Iraq sits on one of the world's largest oil reserves, producing 2.3 million barrels a day. But its aging refineries have struggled to keep up with growing demand, fueled in large part 1.5 million new cars on the roads and an influx of home appliances. Add to this Hussein-era subsidies that keep prices artificially low, continuing insurgent attacks on pipelines, and corruption, and the shortages are creating an underground market that the new government is struggling to control.

Black gold at White Gold

One of the largest such markets is at a place called White Gold, a dusty patch of desert 15 miles west of Baghdad. The area got its name from a time when milk was stored there. Now it's a center for black gold.

Last fall, as Iraqis waited in gas lines so long it took two days to reach a pump, truckers like Hassan and Kadhim headed out to White Gold to fill up from the 30 or 40 tankers that were supposed to deliver togas stations.
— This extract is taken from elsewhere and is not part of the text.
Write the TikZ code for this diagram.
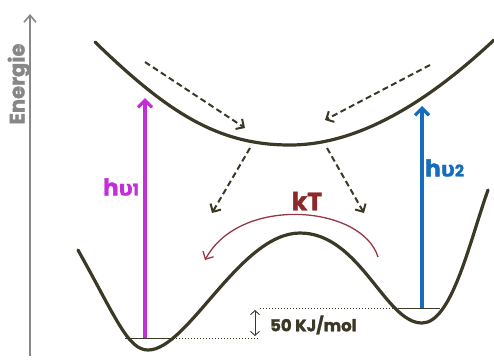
\documentclass[tikz,border=0pt]{standalone}
\usepackage{fontspec}
\setmainfont{Poppins}[BoldFont={* Bold}, BoldFeatures={FakeBold=1.6}]
\newfontfamily\grk{DejaVu Sans}[BoldFeatures={FakeBold=1.2}]
\usetikzlibrary{arrows.meta}
\definecolor{curve}{RGB}{60,56,38}
\definecolor{axisgray}{RGB}{135,135,135}
\definecolor{purp}{RGB}{196,46,216}
\definecolor{blu}{RGB}{22,108,190}
\definecolor{kred}{RGB}{140,40,42}
\definecolor{karc}{RGB}{150,55,70}
\tikzset{
  pot/.style={draw=curve, line width=3.2pt, line cap=round},
  dasharr/.style={draw=curve, line width=2pt, dash pattern=on 6pt off 3.5pt, -{Straight Barb[length=6pt,width=12pt,line width=2pt]}},
  photon/.style={line width=3.4pt, -{Straight Barb[length=7pt,width=14pt,line width=3.2pt]}},
  level/.style={draw=curve, line width=1pt},
  guide/.style={draw=curve, line width=1pt, dotted},
  lbl/.style={font=\bfseries\fontsize{23}{23}\selectfont, inner sep=0pt}
}
\newcommand{\hnu}[1]{h{\grk\bfseries\fontsize{21}{21}\selectfont υ}{\fontsize{16}{16}\selectfont #1}}
\begin{document}
\begin{tikzpicture}[x=1pt, y=-1pt]
		\useasboundingbox (0,0) rectangle (494,360);
		% energy axis
		\coordinate (Ax0) at (30,356);
		\coordinate (Ax1) at (30,14);
		\draw[axisgray, line width=2pt, -{Straight Barb[length=7pt,width=12pt,line width=1.6pt]}] (Ax0) -- (Ax1);
		\node[rotate=90, text=axisgray, font=\bfseries\fontsize{21}{21}\selectfont, inner sep=0pt] (en) at (19,84) {Energie};
		% excited state
		\coordinate (U0) at (95,42);
		\coordinate (Um) at (290,145);
		\coordinate (U1) at (494,40);
		\draw[pot] (U0) .. controls (170,115) and (220,145) .. (Um) .. controls (360,145) and (430,100) .. (U1);
		% ground state, double well
		\coordinate (G0) at (78,250);
		\coordinate (Gm1) at (148,350);
		\coordinate (Gx) at (300,233);
		\coordinate (Gm2) at (422,323);
		\coordinate (G1) at (488,190);
		\draw[pot] (G0) .. controls (116,318) and (128,350) .. (Gm1)
		  .. controls (188,350) and (240,233) .. (Gx)
		  .. controls (360,233) and (385,323) .. (Gm2)
		  .. controls (452,323) and (470,240) .. (G1);
		% vibrational levels
		\coordinate (L1a) at (125,338);
		\coordinate (L1b) at (170,338);
		\coordinate (L1c) at (258,338);
		\coordinate (L2a) at (398,308);
		\coordinate (L2b) at (440,308);
		\coordinate (L2c) at (260,308);
		\draw[level] (L1a) -- (L1b);
		\draw[level] (L2a) -- (L2b);
		\draw[guide] (L1b) -- (L1c);
		\draw[guide] (L2c) -- (L2a);
		% barrier height
		\coordinate (E0) at (255,336);
		\coordinate (E1) at (255,310);
		\draw[curve, line width=0.9pt, {Straight Barb[length=4pt,width=9pt]}-{Straight Barb[length=4pt,width=9pt]}] (E0) -- (E1);
		\node[anchor=west, text=curve, font=\bfseries\fontsize{16.5}{16.5}\selectfont, inner sep=0pt] (ea) at (270,325) {50 KJ/mol};
		% absorption
		\coordinate (P1) at (145,98);
		\coordinate (P2) at (422,106);
		\draw[photon, purp] (L1a -| P1) -- (P1);
		\draw[photon, blu] (L2a -| P2) -- (P2);
		\node[lbl, text=purp, anchor=east] (hv1) at (139,187) {\hnu{1}};
		\node[lbl, text=blu, anchor=west] (hv2) at (425,168) {\hnu{2}};
		% relaxation
		\coordinate (R0) at (145,62);
		\coordinate (R1) at (245,128);
		\coordinate (R2) at (430,65);
		\coordinate (R3) at (325,120);
		\coordinate (R4) at (250,148);
		\coordinate (R5) at (212,213);
		\coordinate (R6) at (327,148);
		\coordinate (R7) at (364,213);
		\draw[dasharr] (R0) -- (R1);
		\draw[dasharr] (R2) -- (R3);
		\draw[dasharr] (R4) -- (R5);
		\draw[dasharr] (R6) -- (R7);
		% thermal hop
		\coordinate (K0) at (378,257);
		\coordinate (K1) at (205,260);
		\draw[karc, line width=1.3pt, -{Straight Barb[length=6pt,width=12pt,line width=1.3pt]}] (K0) .. controls (362,205) and (240,195) .. (K1);
		\node[lbl, text=kred, font=\bfseries\fontsize{25}{25}\selectfont] (kt) at (307,201) {kT};
	\end{tikzpicture}
\end{document}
The pipes from the smaller tankers looked like giant spiders clinging to the big trucks, Hassan says.

At the height of the shortage, the spiders could suck a 10,000-gallon tanker dry in a matter of minutes and empty the lot in a day.

After a decrease in attacks on pipelines by insurgents in February, and improved security measures taken by the government, the shortage abated. But even now, about 10 percent of Iraq's oil products is lost to smuggling, according to the State Oil Marketing Organization (SOMO) - a noticeable amount in an already tight market.
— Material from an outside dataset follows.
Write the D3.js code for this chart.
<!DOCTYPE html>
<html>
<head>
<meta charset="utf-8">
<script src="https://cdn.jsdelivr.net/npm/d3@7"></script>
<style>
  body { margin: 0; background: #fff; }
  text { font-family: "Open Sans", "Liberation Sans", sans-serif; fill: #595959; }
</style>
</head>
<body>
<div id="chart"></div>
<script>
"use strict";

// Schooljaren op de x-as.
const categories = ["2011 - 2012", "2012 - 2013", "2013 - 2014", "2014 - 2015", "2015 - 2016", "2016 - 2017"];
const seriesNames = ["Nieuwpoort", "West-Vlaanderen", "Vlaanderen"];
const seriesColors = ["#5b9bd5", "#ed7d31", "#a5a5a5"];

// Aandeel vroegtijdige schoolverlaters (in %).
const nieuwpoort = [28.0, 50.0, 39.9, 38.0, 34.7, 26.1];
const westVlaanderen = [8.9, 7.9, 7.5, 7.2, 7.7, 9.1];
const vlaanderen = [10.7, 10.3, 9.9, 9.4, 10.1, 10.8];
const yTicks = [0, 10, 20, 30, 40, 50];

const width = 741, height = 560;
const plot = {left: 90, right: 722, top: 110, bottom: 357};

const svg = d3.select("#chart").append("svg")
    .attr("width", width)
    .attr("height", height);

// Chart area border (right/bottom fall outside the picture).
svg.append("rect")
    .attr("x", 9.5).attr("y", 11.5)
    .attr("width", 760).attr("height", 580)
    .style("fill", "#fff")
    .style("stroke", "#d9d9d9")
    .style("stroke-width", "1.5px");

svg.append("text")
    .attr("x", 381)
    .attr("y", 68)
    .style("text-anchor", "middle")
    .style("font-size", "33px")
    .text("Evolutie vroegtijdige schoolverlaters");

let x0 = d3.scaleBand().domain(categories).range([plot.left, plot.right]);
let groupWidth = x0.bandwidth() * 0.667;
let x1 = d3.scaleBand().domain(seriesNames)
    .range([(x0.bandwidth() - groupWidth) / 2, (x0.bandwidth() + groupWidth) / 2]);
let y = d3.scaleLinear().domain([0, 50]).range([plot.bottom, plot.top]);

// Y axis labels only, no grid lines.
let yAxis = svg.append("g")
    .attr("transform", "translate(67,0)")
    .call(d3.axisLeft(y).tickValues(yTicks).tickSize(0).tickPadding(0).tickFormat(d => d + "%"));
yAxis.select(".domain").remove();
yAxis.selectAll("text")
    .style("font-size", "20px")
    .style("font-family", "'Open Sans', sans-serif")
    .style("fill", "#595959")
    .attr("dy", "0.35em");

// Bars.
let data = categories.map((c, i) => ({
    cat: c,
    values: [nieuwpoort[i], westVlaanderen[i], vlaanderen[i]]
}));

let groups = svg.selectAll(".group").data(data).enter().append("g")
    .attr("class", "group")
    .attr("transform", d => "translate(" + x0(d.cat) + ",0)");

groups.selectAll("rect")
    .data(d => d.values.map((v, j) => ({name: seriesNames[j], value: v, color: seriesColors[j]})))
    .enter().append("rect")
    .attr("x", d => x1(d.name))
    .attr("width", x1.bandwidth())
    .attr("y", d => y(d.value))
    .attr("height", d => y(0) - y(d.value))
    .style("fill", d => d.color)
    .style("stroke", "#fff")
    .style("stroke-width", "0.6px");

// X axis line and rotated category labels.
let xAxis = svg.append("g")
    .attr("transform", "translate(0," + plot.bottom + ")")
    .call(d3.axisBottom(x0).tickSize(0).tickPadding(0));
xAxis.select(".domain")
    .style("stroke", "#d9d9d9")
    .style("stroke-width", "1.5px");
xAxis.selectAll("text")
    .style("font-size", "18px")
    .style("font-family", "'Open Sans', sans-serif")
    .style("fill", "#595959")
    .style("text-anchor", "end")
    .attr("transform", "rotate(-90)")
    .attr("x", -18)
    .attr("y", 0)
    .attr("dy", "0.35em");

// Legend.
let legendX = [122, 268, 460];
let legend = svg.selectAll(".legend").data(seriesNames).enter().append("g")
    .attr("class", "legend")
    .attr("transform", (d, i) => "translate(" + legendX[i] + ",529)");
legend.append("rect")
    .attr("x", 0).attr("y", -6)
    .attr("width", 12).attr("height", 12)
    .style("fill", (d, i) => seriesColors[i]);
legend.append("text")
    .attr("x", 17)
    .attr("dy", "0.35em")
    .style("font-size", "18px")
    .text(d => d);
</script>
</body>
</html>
One factor that drives smuggling is subsidies. The current government continues Saddam Hussein's practice of subsidizing gasoline, keeping the price at a paltry 6 cents a gallon at the pump. This low price can entice people like factory workers or fishermen to sell their ration to smugglers and even forge documents to get more rations. Smugglers can then resell the fuel in neighboring countries at much higher prices.

Then there's corruption. Money is paid at just about every level of the oil industry - from government officials to gas-station owners to oil-tanker drivers to the soldiers and police who guard the gas stations and demand bribes to enter, say former officials here.

"The corruption has been inherited from the previous regime and increased during the last two years because of the weakness of the state," says Ibrahim Baher al-Uloom, a former interim oil minister and a member of the group of Shiites that dominate the national assembly. He could be tapped to be the next oil minister.

The corruption food chain

Typically, a truck driver will pick up a load of fuel at a refinery. Rather than delivering it to a gas station, he will take it to a place like White Gold. Oil ministry officials are paid to look the other way, the gas station owner is paid off for not receiving his shipment, and the driver makes a profit when he sells it.

"The employees at the gas stations these days are like emperors," says Hassan. "The guy in charge of cleaning the station has a brand-new car. Everyone knows this. It's not a secret anymore." On the highway, he says, "If you notice, you will see six or seven trucks guarded by the Americans. This is not for protection. It's to prevent corruption."

Before the war, Iraqis used 4 million gallons of gasoline a day. But that number has surged 50 percent, to 6 million gallons a day. Because of this, Iraq is forced to import refined oil products. What began as a temporary emergency measure has turned into a $250 billion monthly tab. SOMO expects imports this year to total $3 billion.

"The ministry is trying to stop this bleeding of resources from Iraq. We have reached unprecedented levels. We are not happy to keep paying this," says Dhia al-Baka, director general of SOMO, which is in charge of Iraq's oil exports and, since the war, imports.

The only way to stop the smuggling, say Messrs Baka and Uloom, is to build more refineries, reduce subsidies, and introduce more privatization into the industry.

Baka says the ministry has drawn up plans that he hopes a new oil minister will implement that outlines those steps.